Foie gras – literally meaning ‘fat liver’ in French – is a specialty food made from the fattened liver of a duck or goose.
It is rich in flavor, and smooth and buttery in its consistency.
The delicacy is produced by force-feeding geese or ducks in order to enlarge their livers.
Force-feeding via a six inch tube inserted into the animal’s mouth usually occurs 12- 18 days before the bird is slaughtered.
The production method originated around 2500 BC, with ancient Egyptians deliberately fattening fowl before killing them.
The practice has long been criticised by animal rights activists who say it is inhumane.

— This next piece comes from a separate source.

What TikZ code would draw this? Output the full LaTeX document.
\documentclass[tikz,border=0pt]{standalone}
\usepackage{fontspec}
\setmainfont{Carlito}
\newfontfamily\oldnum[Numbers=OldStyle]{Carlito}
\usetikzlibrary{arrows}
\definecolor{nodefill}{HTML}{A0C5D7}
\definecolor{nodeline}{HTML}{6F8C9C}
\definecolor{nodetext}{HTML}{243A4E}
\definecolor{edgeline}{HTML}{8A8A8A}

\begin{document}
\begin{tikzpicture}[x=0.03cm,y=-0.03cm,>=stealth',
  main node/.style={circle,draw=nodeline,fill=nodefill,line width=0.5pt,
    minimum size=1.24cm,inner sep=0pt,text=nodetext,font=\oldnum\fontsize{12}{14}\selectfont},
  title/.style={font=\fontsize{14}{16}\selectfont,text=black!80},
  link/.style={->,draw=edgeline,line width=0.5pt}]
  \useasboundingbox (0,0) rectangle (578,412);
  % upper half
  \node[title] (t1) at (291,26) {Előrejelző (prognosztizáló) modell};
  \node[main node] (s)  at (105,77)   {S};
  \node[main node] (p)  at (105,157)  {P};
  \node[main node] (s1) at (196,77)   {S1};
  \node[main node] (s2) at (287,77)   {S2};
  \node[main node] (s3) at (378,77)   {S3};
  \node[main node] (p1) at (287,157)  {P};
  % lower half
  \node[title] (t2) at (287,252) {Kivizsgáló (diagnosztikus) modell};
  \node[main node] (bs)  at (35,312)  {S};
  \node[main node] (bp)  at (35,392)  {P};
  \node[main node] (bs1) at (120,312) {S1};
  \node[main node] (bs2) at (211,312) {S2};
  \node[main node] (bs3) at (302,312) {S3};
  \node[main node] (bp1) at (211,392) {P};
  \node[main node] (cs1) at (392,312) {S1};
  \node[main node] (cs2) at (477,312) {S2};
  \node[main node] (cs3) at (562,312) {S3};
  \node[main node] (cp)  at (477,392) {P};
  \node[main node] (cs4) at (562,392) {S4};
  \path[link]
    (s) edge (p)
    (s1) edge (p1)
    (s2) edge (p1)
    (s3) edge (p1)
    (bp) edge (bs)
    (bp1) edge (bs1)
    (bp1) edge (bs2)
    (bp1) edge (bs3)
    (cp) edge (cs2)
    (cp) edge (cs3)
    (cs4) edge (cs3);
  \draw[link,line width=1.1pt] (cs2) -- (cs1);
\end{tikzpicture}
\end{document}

A report from the EU’s Scientific Committee on Animal Health back in 1989 concluded that ‘force feeding, as currently practised, is detrimental to the welfare of the birds’.

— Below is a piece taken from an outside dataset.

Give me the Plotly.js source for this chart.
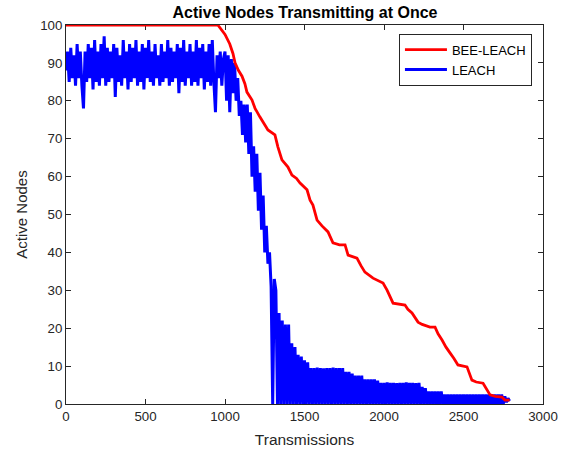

Only five European countries still produce foie gras, including France, where the law states that the delicacy ‘belongs to the protected cultural and gastronomical heritage’ of the country.
The chief executive further said that the geese supplied to the store comply with the shop’s ‘gold standard’ code of conduct, and have access to ‘good, natural air,’ and fresh drinking water.
A celebrity butcher who sold top of the range meat to the rich and famous at Selfridges in London was previously sacked after secretly selling banned foie gras in the store.
Selfridges banned the foodstuff in 2009 after intense pressure from campaigners.
Jack O’Shea was forced to close his butchers based in the high-end department store after he was exposed for selling the controversial goose liver on undercover camera footage.
He was filmed serving customers who used the code term ‘French fillet’ packets of the French delicacy imported from Paris, weighing 795g, for £39.40.
In 2019 Waitrose began selling a ‘guilt-free’ foie gras, called Foie Royale, at some of its deli counters.
The laboratory-made version of the French delicacy is made from the livers of healthy, free-range geese and ducks that are ethically raised on farms.
The birds are slaughtered for their meat and their healthy liver is trimmed and sent to the lab for the process to begin, according to the Foie Royale website.
Foie gras production is banned in the UK due to strict animal welfare laws but the RSPCA has called for imports to also be prohibited.
An RSPCA spokesperson previously said: ‘The practice of force-feeding ducks or geese to produce traditional foie gras from their livers is considered cruel by the RSPCA, and our laws essentially prohibit it from being produced in the UK.
‘In addition, we would like to see an end to imports of foie gras; 180 to 200 tons of foie gras are still brought in from mainland Europe each year.
‘We strongly believe that if the method of making a product is so unacceptable that producing it here is banned, then importing that product from another country should be illegal too.
‘Brexit provides such an opportunity as most foie gras is produced in the EU which has no laws aimed at protecting the welfare of animals producing it.’
Meanwhile, restaurants and grocery stores in New York City are set to be banned from selling foie gras from 2022, with city council members voting 42-6 for a final version of the bill in 2019.
The motion will see vendors and restaurateurs slapped with a $2,000 (£1,446) fine for each violation. A previous plan to jail offenders for up to 12 months was eliminated.
Chicago outlawed the sale of foie gras in 2006, before the law was overturned just two years later.
In 2014, India became the first country to issue a blanket ban on foie gras, causing dismay among the nation’s top chefs.